5.14. De boete is aangekondigd bij brief van de inspecteur van 25 april 2003. Naar het oordeel van het Hof is op deze datum een strafvervolging aangevangen als bedoeld in artikel 6, eerste lid, EVRM. Voor de berechting van een zaak in eerste termijn heeft als uitgangspunt te gelden dat deze niet binnen een redelijke termijn geschiedt indien niet binnen twee jaar na aanvang van de strafvervolging door de rechter uitspraak is gedaan. Hiervan uitgaande had het Hof in het onderhavige geval omstreeks 25 april 2005 uitspraak behoren te doen. Dat zou evenwel niet mogelijk zijn geweest, reeds omdat er op dat moment nog een termijn liep voor indiening van het verweerschrift. Nu pas heden uitspraak wordt gedaan is naar het Hof sprake van een overschrijding van de redelijke termijn.
5.15. De overschrijding van de redelijke termijn wordt slechts gedeeltelijk verklaard door de omstandigheid dat belanghebbende – zoals uit de stukken blijkt – ruim twee maanden nodig heeft gehad voor de motivering van het op 4 november 2003 ingediende bezwaarschrift en hij ter zitting van 8 februari 2006 niet is verschenen. Ook indien deze omstandigheden in aanmerking worden genomen is nog steeds sprake van overschrijding van de redelijke termijn met ruim een jaar.

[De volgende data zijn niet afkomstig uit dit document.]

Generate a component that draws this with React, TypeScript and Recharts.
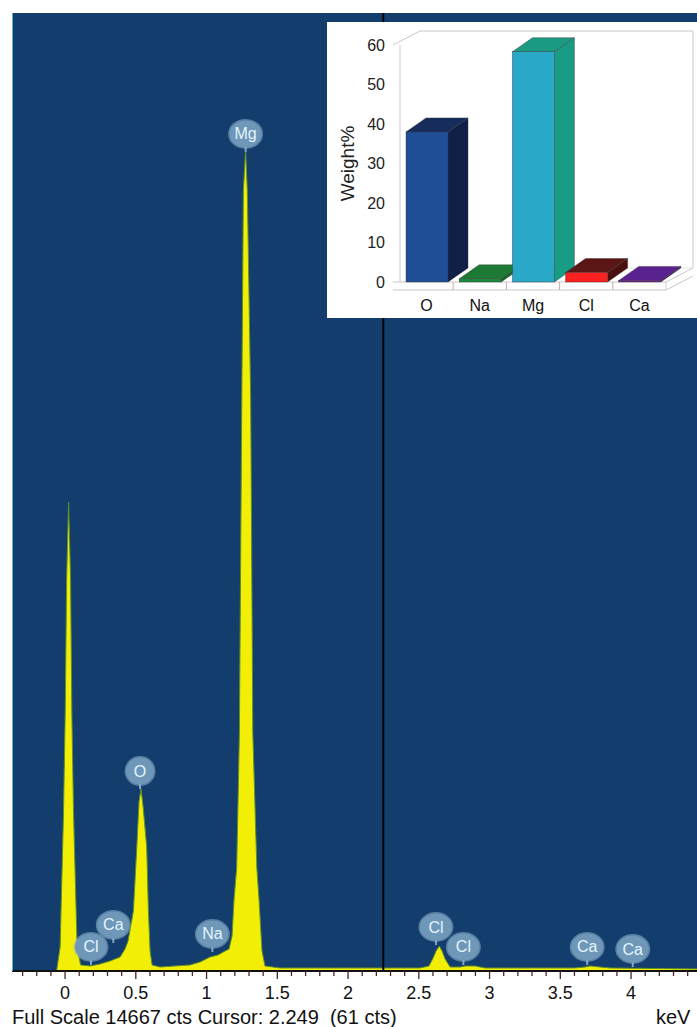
import React from 'react';
import {
    AreaChart, Area, XAxis, YAxis, CartesianGrid, ReferenceLine, ReferenceDot,
    BarChart, Bar
} from 'recharts';

// EDS spectrum (keV, counts)
const energies = [
    -0.060, -0.035, -0.011, 0.001, 0.011, 0.025, 0.039, 0.048, 0.060, 0.085, 0.110,
    0.177, 0.247, 0.318, 0.389, 0.424, 0.445, 0.459, 0.483, 0.507, 0.523, 0.537,
    0.551, 0.577, 0.589, 0.601, 0.615, 0.671, 0.777, 0.883, 0.954, 1.025, 1.081,
    1.131, 1.159, 1.180, 1.194, 1.213, 1.232, 1.249, 1.260, 1.276, 1.288, 1.312,
    1.327, 1.355, 1.371, 1.392, 1.413, 1.519, 1.873, 2.200, 2.509, 2.572, 2.601,
    2.622, 2.645, 2.664, 2.686, 2.721, 2.792, 2.827, 2.898, 2.968, 3.300, 3.600,
    3.675, 3.710, 3.781, 3.852, 4.466
];
const counts = [
    0, 367, 2419, 3950, 5986, 7180, 5986, 3950, 2419, 367, 92,
    77, 107, 153, 214, 337, 459, 628, 919, 1898, 2603, 2786,
    2526, 1898, 919, 306, 92, 61, 77, 92, 138, 214, 245,
    306, 337, 536, 1087, 1592, 3644, 8742, 11942, 12570, 11942, 8742,
    3644, 1592, 1087, 306, 77, 46, 46, 46, 46, 77, 199,
    306, 383, 306, 184, 61, 61, 77, 77, 46, 46, 46,
    61, 77, 61, 46, 31
];

// peak markers (element, keV, counts at stem foot)
const peakNames = ['Cl', 'Ca', 'O', 'Na', 'Mg', 'Cl', 'Cl', 'Ca', 'Ca'];
const peakKev = [0.183, 0.341, 0.530, 1.041, 1.276, 2.621, 2.815, 3.690, 4.012];
const peakCts = [92, 429, 2786, 291, 12540, 398, 92, 92, 61];

const axisTicks = [
    -0.3, -0.2, -0.1, 0, 0.1, 0.2, 0.3, 0.4, 0.5, 0.6, 0.7, 0.8, 0.9, 1, 1.1, 1.2, 1.3, 1.4,
    1.5, 1.6, 1.7, 1.8, 1.9, 2, 2.1, 2.2, 2.3, 2.4, 2.5, 2.6, 2.7, 2.8, 2.9, 3, 3.1, 3.2,
    3.3, 3.4, 3.5, 3.6, 3.7, 3.8, 3.9, 4, 4.1, 4.2, 4.3, 4.4
];

// inset: quantification
const elements = ['O', 'Na', 'Mg', 'Cl', 'Ca'];
const weightPct = [38.0, 0.8, 58.3, 2.4, 0.4];
const weightTicks = [0, 10, 20, 30, 40, 50, 60];

const FULL_SCALE = 14667;
const CURSOR = 2.249;
const NAVY = '#133d6c';
const FONT = '"Liberation Sans", Arial, sans-serif';

// front / side / top colour for each inset bar
const FACES = [
    { front: '#1f4e96', side: '#0f1f48', top: '#162c5c' },
    { front: '#1a8a3c', side: '#14662c', top: '#1d7a34' },
    { front: '#29a8c8', side: '#189c84', top: '#1a9a80' },
    { front: '#ff2020', side: '#4a1010', top: '#5c1515' },
    { front: '#6a1f8e', side: '#4a1468', top: '#5a2290' },
];

const spectrum = energies.map((kev, i) => ({ kev, cts: counts[i] }));
const composition = elements.map((el, i) => ({ el, wt: weightPct[i] }));

function AxisTick(props: any) {
    const { x, y, payload } = props;
    const v = payload.value;
    const major = Math.abs(v * 2 - Math.round(v * 2)) < 1e-6;
    return (
        <g>
            <line x1={x} y1={y} x2={x} y2={y + (major ? 8 : 5)} stroke="#4a2626" strokeWidth={1.3} />
            {major && (
                <text x={x} y={y + 28} textAnchor="middle" fontSize={18} fill="#111" fontFamily={FONT}>
                    {String(v)}
                </text>
            )}
        </g>
    );
}

function Balloon(props: any) {
    const { cx, cy, name } = props;
    const rx = name.length > 1 ? 16 : 14;
    const c = cy - 18;
    return (
        <g>
            <line x1={cx} y1={cy} x2={cx} y2={c} stroke="#7fa6c2" strokeWidth={2} />
            <ellipse cx={cx} cy={c} rx={rx + 1.5} ry={15} fill="#8fb4cf" opacity={0.55} />
            <ellipse cx={cx} cy={c} rx={rx} ry={13.5} fill="#6f98b8" />
            <text x={cx} y={c + 5.5} textAnchor="middle" fontSize={16} fill="#e4f4ff" fontFamily={FONT}>
                {name}
            </text>
        </g>
    );
}

const DX = 20;
const DY = -14;

function Bar3D(props: any) {
    const { x, y, width, height, index } = props;
    const f = FACES[index % FACES.length];
    const side = `${x + width},${y} ${x + width + DX},${y + DY} ${x + width + DX},${y + height + DY} ${x + width},${y + height}`;
    const top = `${x},${y} ${x + DX},${y + DY} ${x + width + DX},${y + DY} ${x + width},${y}`;
    return (
        <g>
            <polygon points={side} fill={f.side} stroke="#333" strokeWidth={0.4} />
            <polygon points={top} fill={f.top} stroke="#333" strokeWidth={0.4} />
            <rect x={x} y={y} width={width} height={height} fill={f.front} stroke="#333" strokeWidth={0.4} />
        </g>
    );
}

function InsetFrame() {
    // 3D box behind the inset bars (inset plot: x 73..339, y 23..260)
    const L = 73, R = 339, T = 23, B = 260;
    const band = (R - L) / elements.length;
    const g = '#c9c9c9';
    return (
        <svg width={370} height={296} style={{ position: 'absolute', left: 0, top: 0 }}>
            <line x1={L} y1={T} x2={L} y2={B} stroke={g} />
            <line x1={L - 7} y1={T} x2={L + DX} y2={T + DY} stroke={g} />
            <line x1={L + DX} y1={T + DY} x2={R + 27} y2={T + DY} stroke={g} />
            <line x1={R + 27} y1={T + DY} x2={R + 27} y2={B + DY} stroke={g} />
            <line x1={L + DX} y1={B + DY} x2={R + 27} y2={B + DY} stroke="#e2e2e2" />
            <line x1={L - 7} y1={B} x2={R} y2={B} stroke={g} />
            <line x1={L - 7} y1={B + 8} x2={R} y2={B + 8} stroke={g} />
            <line x1={R} y1={B} x2={R + 27} y2={B + DY} stroke={g} />
            <line x1={R} y1={B + 8} x2={R + 27} y2={B + 8 + DY} stroke={g} />
            <line x1={R} y1={B} x2={R} y2={B + 8} stroke={g} />
            {[1, 2, 3, 4].map((k) => (
                <line key={k} x1={L + band * k} y1={B} x2={L + band * k} y2={B + 8} stroke="#d8a8a8" />
            ))}
        </svg>
    );
}

export default function App() {
    return (
        <div style={{
            position: 'absolute', left: 0, top: 0, width: 697, height: 1027,
            background: '#fff', overflow: 'hidden', fontFamily: FONT
        }}>
            <AreaChart width={697} height={1027} data={spectrum} margin={{ top: 13, right: 0, bottom: 0, left: 12 }}>
                <CartesianGrid fill={NAVY} stroke="none" horizontal={false} vertical={false} />
                <XAxis
                    type="number"
                    dataKey="kev"
                    domain={[-0.375, 4.466]}
                    allowDataOverflow
                    ticks={axisTicks}
                    interval={0}
                    tick={<AxisTick />}
                    tickLine={false}
                    tickSize={0}
                    tickMargin={0}
                    height={56}
                    axisLine={{ stroke: '#111', strokeWidth: 2 }}
                />
                <YAxis hide domain={[0, FULL_SCALE]} allowDataOverflow />
                <Area
                    type="linear"
                    dataKey="cts"
                    fill="#f2ee05"
                    fillOpacity={1}
                    stroke="#5f8f2a"
                    strokeWidth={1}
                    isAnimationActive={false}
                />
                <ReferenceLine x={CURSOR} stroke="#050505" strokeWidth={2} />
                {peakNames.map((name, i) => (
                    <ReferenceDot
                        key={`pk-${i}`}
                        x={peakKev[i]}
                        y={peakCts[i]}
                        shape={(p: any) => <Balloon {...p} name={name} />}
                    />
                ))}
            </AreaChart>
            <div style={{ position: 'absolute', left: 12, top: 13, width: 1, height: 958, background: '#5fb8d0' }} />

            <div style={{ position: 'absolute', left: 12, top: 1007, fontSize: 20, lineHeight: '20px', color: '#111', whiteSpace: 'pre' }}>
                Full Scale 14667 cts Cursor: 2.249  (61 cts)
            </div>
            <div style={{ position: 'absolute', left: 656, top: 1007, fontSize: 20, lineHeight: '20px', color: '#111' }}>keV</div>

            <div style={{ position: 'absolute', left: 327, top: 22, width: 370, height: 296, background: '#fff' }}>
                <InsetFrame />
                <div style={{ position: 'absolute', left: 0, top: 0 }}>
                    <BarChart width={370} height={296} data={composition} margin={{ top: 23, right: 31, bottom: 0, left: 0 }} barSize={42}>
                        <XAxis
                            dataKey="el"
                            tickLine={false}
                            axisLine={false}
                            tickSize={0}
                            tickMargin={18}
                            height={36}
                            interval={0}
                            tick={{ fill: '#111', fontSize: 16, fontFamily: FONT }}
                        />
                        <YAxis
                            domain={[0, 60]}
                            ticks={weightTicks}
                            width={73}
                            tickLine={false}
                            axisLine={false}
                            tickSize={0}
                            tickMargin={15}
                            tick={{ fill: '#222', fontSize: 16, fontFamily: FONT }}
                            label={{
                                content: (p: any) => {
                                    const vb = p.viewBox;
                                    const cx = vb.x + 20;
                                    const cy = vb.y + vb.height / 2;
                                    return (
                                        <text x={cx} y={cy} transform={`rotate(-90 ${cx} ${cy})`} textAnchor="middle"
                                            dominantBaseline="central" fontSize={19} fill="#222" fontFamily={FONT}>
                                            Weight%
                                        </text>
                                    );
                                }
                            }}
                        />
                        <Bar dataKey="wt" shape={<Bar3D />} isAnimationActive={false} />
                    </BarChart>
                </div>
            </div>
        </div>
    );
}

Nu van bijzondere omstandigheden die deze overschrijding rechtvaardigen geen of – gelet op de gecompliceerdheid van het geschil en het financiële belang van de zaak – hooguit in beperkte mate sprake is, acht het Hof ter compensatie van de geconstateerde overschrijding een vermindering van de bestuurlijke boete met 10 percent passend en geboden. Het Hof zal de opgelegde bestuurlijke boete derhalve ambtshalve met (afgerond)
€ 2.270 verminderen tot € 20.419.
Nu het beroep gegrond is acht het Hof in beginsel termen aanwezig de inspecteur te veroor-delen tot vergoeding van proceskosten op de voet van artikel 8:75 Awb. Nu echter van kosten die voor vergoeding in aanmerking komen niet is gebleken, zal het Hof de inspecteur niet tot vergoeding van proceskosten veroordelen
- verklaart het beroep gegrond,
- vernietigt de bestreden uitspraak voorzover deze de boetebeschikking betreft,
- handhaaft de bestreden uitspraak voor het overige,
- vermindert de bestuurlijke boete tot € 20.419, en
- gelast de Staat het betaalde griffierecht van € 37 aan belanghebbende te vergoeden.
De uitspraak is vastgesteld op 15 november 2006 door mrs. E.A.G. van der Ouderaa, voorzitter, J. den Boer en E.F. Faase, leden van de belastingkamer, in tegenwoordigheid van mr. B.A.E.G. Geel-Cieraad als griffier. De beslissing is op die datum in het openbaar uitgesproken.
Het Hof heeft geen bezwaar tegen afgifte door de griffier van een afschrift van deze uitspraak in geanonimiseerde vorm.
Tegen deze uitspraak kan binnen zes weken na de verzenddatum beroep in cassatie worden ingesteld bij de Hoge Raad der Nederlanden (belastingkamer), Postbus 20303, 2500 EH Den Haag. Daarbij moet het volgende in acht worden genomen:
1 - bij het beroepschrift wordt een afschrift van deze uitspraak overgelegd.
2 - het beroepschrift moet ondertekend zijn en ten minste het volgende vermelden:
a. de naam en het adres van de indiener;
b. een dagtekening;
c. een omschrijving van de uitspraak waartegen het beroep in cassatie is gericht;
d. de gronden van het beroep in cassatie.
Voor het instellen van beroep in cassatie is griffierecht verschuldigd. Na het instellen van beroep in cassatie ontvangt de indiener een nota griffierecht van de griffier van de Hoge Raad.
In het cassatieberoepschrift kan de Hoge Raad verzocht worden om de wederpartij te veroordelen in de proceskosten.